Acceleration from d=½at² produces velocity in v=at

In this Friday exploration I sought to demonstrate that the acceleration calculated from d=½at² produces the velocity predicted by v=at. From the first equation a = 2d÷t². That acceleration a can then be used to produce the predicted velocity from v=at. The demonstration was physically based on laboratory four, thus students were already familiar with using speed traps at the bottom of a slope to obtain a velocity.

Class began in A101 where I explained the layout, theory, and times that would be needed. I asked whether the velocity predicted from the acceleration would be the same as the speed trap velocity. One student ventured the guess that they would not be the same, and I agreed. I felt that the two values would be far apart. The class then moved out onto the sidewalk. 

The 17.17 meter slope. Two runs from the post just below the sidewalk junction produced times of 12.03 and 12.12 seconds. 

The three meter speed trap is just after the turn. This had times of 1.13, 1.16, and 1.18 seconds.  Up for debate is whether a shorter speed trap would produce a more accurate velocity as the RipStik is slowing down after the turn. The trade-off would be less accuracy for a faster split time.

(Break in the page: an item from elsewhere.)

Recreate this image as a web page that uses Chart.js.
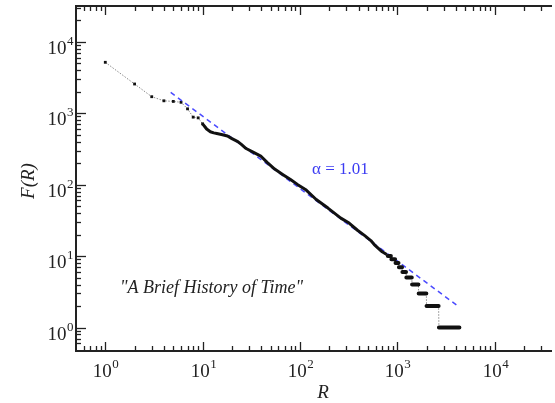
<!DOCTYPE html>
<html>
<head>
<meta charset="utf-8">
<title>Zipf plot - A Brief History of Time</title>
<script src="https://cdn.jsdelivr.net/npm/chart.js@4/dist/chart.umd.min.js"></script>
<style>
  html, body { margin: 0; padding: 0; background: #fff; overflow: hidden; }
  #wrap { width: 555px; height: 403px; position: relative; }
</style>
</head>
<body>
<div id="wrap"><canvas id="zipf"></canvas></div>
<script>
// rank / frequency
const rankR = [1, 2, 3, 4, 5, 6, 7, 8, 9, 10, 11, 12, 13, 14, 16, 18, 20, 23, 25, 28, 33, 40, 46, 55, 67, 80, 95, 116, 147, 194, 263, 320, 390, 460, 535, 580, 700, 780];
const rankF = [5150, 2560, 1700, 1490, 1460, 1420, 1150, 880, 860, 710, 600, 550, 530, 520, 500, 480, 440, 400, 365, 320, 285, 248, 205, 165, 138, 118, 100, 84, 62, 47, 34, 29, 23, 19.5, 16.5, 14.5, 11.5, 10.5];

// tail of the ranking: runs of words sharing the same count
const plateauF    = [10, 9, 8, 7, 6, 5, 4, 3, 2, 1];
const plateauFrom = [800, 870, 960, 1040, 1130, 1240, 1420, 1660, 2000, 2680];
const plateauTo   = [860, 950, 1030, 1120, 1230, 1410, 1650, 1990, 2660, 4350];

// fitted power law, alpha = 1.01
const fitR = [4.7, 4100];
const fitF = [1950, 2.05];

const xRange = [0.5, 38000];
const yRange = [0.47, 31600];

const INK = '#222';
const SERIF = '"Liberation Serif", "Times New Roman", serif';

const rankPoints = rankR.map((r, i) => ({ x: r, y: rankF[i] }));
const densePoints = rankPoints.filter(p => p.x >= 10);

const plateauPoints = [];
const tracePoints = rankPoints.slice();
plateauF.forEach((f, i) => {
    plateauPoints.push({ x: plateauFrom[i], y: f }, { x: plateauTo[i], y: f }, { x: plateauTo[i], y: null });
    tracePoints.push({ x: plateauFrom[i], y: f }, { x: plateauTo[i], y: f });
});

const fitPoints = fitR.map((r, i) => ({ x: r, y: fitF[i] }));

function logTicks(min, max) {
    const out = [];
    for (let e = Math.floor(Math.log10(min)); e <= Math.ceil(Math.log10(max)); e++) {
        for (let m = 1; m <= 9; m++) {
            const v = m * Math.pow(10, e);
            if (v >= min && v <= max) out.push({ v: v, major: m === 1, e: e });
        }
    }
    return out;
}

// "10" with a raised exponent
function powerLabel(ctx, e, x, y, align) {
    ctx.font = '19px ' + SERIF;
    const w1 = ctx.measureText('10').width;
    ctx.font = '13px ' + SERIF;
    const w2 = ctx.measureText(String(e)).width;
    let x0 = align === 'right' ? x - w1 - w2 : x - (w1 + w2) / 2;
    ctx.textAlign = 'left';
    ctx.textBaseline = 'alphabetic';
    ctx.font = '19px ' + SERIF;
    ctx.fillText('10', x0, y);
    ctx.font = '13px ' + SERIF;
    ctx.fillText(String(e), x0 + w1 + 0.5, y - 9);
}

const frameTicks = {
    id: 'frameTicks',
    afterDraw(chart) {
        const ctx = chart.ctx;
        const area = chart.chartArea;
        const xs = chart.scales.x;
        const ys = chart.scales.y;
        ctx.save();
        ctx.strokeStyle = INK;
        ctx.fillStyle = INK;
        ctx.lineWidth = 1.3;

        logTicks(xs.min, xs.max).forEach(t => {
            const px = Math.round(xs.getPixelForValue(t.v)) + 0.5;
            if (px < area.left + 2 || px > area.right) return;
            const len = t.major ? 9 : 5;
            ctx.beginPath();
            ctx.moveTo(px, area.bottom); ctx.lineTo(px, area.bottom - len);
            ctx.moveTo(px, area.top); ctx.lineTo(px, area.top + len);
            ctx.stroke();
            if (t.major) powerLabel(ctx, t.e, px, area.bottom + 26, 'center');
        });

        logTicks(ys.min, ys.max).forEach(t => {
            const py = Math.round(ys.getPixelForValue(t.v)) + 0.5;
            if (py > area.bottom - 2 || py < area.top) return;
            const len = t.major ? 10 : 5;
            ctx.beginPath();
            ctx.moveTo(area.left, py); ctx.lineTo(area.left + len, py);
            ctx.stroke();
            if (t.major) powerLabel(ctx, t.e, area.left - 3, py + 11, 'right');
        });

        // axis titles
        ctx.font = 'italic 19px ' + SERIF;
        ctx.textAlign = 'center';
        ctx.textBaseline = 'alphabetic';
        ctx.fillText('R', 323, 398);
        ctx.save();
        ctx.translate(34, 181);
        ctx.rotate(-Math.PI / 2);
        ctx.fillText('F(R)', 0, 0);
        ctx.restore();

        // annotations
        ctx.textAlign = 'left';
        ctx.fillStyle = '#3c3cf2';
        ctx.font = '17px ' + SERIF;
        ctx.fillText('\u03b1 = 1.01', 312, 174);
        ctx.fillStyle = INK;
        ctx.font = 'italic 18px ' + SERIF;
        ctx.fillText('"A Brief History of Time"', 120, 293);
        ctx.restore();
    }
};

const ctx = document.getElementById('zipf').getContext('2d');
new Chart(ctx, {
    type: 'scatter',
    data: {
        datasets: [
            {
                label: 'dense ranks',
                data: densePoints,
                showLine: true,
                borderColor: '#111',
                borderWidth: 3,
                borderJoinStyle: 'round',
                pointRadius: 0,
                order: 0
            },
            {
                label: 'equal counts',
                data: plateauPoints,
                showLine: true,
                spanGaps: false,
                borderColor: '#111',
                borderWidth: 4,
                borderCapStyle: 'round',
                pointRadius: 0,
                order: 1
            },
            {
                label: 'fit',
                data: fitPoints,
                showLine: true,
                borderColor: '#4a4aff',
                borderWidth: 1.5,
                borderDash: [5, 4],
                pointRadius: 0,
                order: 2
            },
            {
                label: 'F(R)',
                data: tracePoints,
                showLine: true,
                borderColor: '#8a8a8a',
                borderWidth: 1,
                borderDash: [1.5, 1.5],
                pointStyle: 'rect',
                pointRadius: c => (c.raw && c.raw.x <= 10 ? 2 : 0),
                pointBackgroundColor: '#111',
                pointBorderColor: '#111',
                pointBorderWidth: 0,
                order: 3
            }
        ]
    },
    options: {
        responsive: true,
        maintainAspectRatio: false,
        animation: false,
        layout: { padding: 0 },
        plugins: {
            legend: { display: false },
            tooltip: { enabled: false },
            title: { display: false }
        },
        scales: {
            x: {
                type: 'logarithmic',
                position: 'bottom',
                min: xRange[0],
                max: xRange[1],
                grid: { display: false, drawTicks: false },
                ticks: { display: false },
                border: { display: true, color: INK, width: 2 },
                afterFit: s => { s.height = 52; }
            },
            x2: {
                type: 'logarithmic',
                position: 'top',
                min: xRange[0],
                max: xRange[1],
                grid: { display: false, drawTicks: false },
                ticks: { display: false },
                border: { display: true, color: INK, width: 2 },
                afterFit: s => { s.height = 6; }
            },
            y: {
                type: 'logarithmic',
                position: 'left',
                min: yRange[0],
                max: yRange[1],
                grid: { display: false, drawTicks: false },
                ticks: { display: false },
                border: { display: true, color: INK, width: 2 },
                afterFit: s => { s.width = 76; }
            }
        }
    },
    plugins: [frameTicks]
});
</script>
</body>
</html>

I have no selfie or TikTok experts in the course, so this was as good an image as I got of this demonstration. The class then returned to the classroom.

acceleration a = 2 × 17.15 ÷ 12.07² = 0.24 m/s²

That same acceleration predicts a velocity v = 0.24 × 12.07 = 2.85 m/s.  

The speed trap measured a velocity v = 3 ÷ 1.16 = 2.57 m/s. The difference in those is just under 10%, a difference fairly readily explained by frictional slowing of the RipStik via a demonstration in the classroom. 

This exercise now presages the Monday "change in momentum is force" demonstration. Might gut sense is to reduce the force as much as possible to avoid fast back pedaling which is always problematic.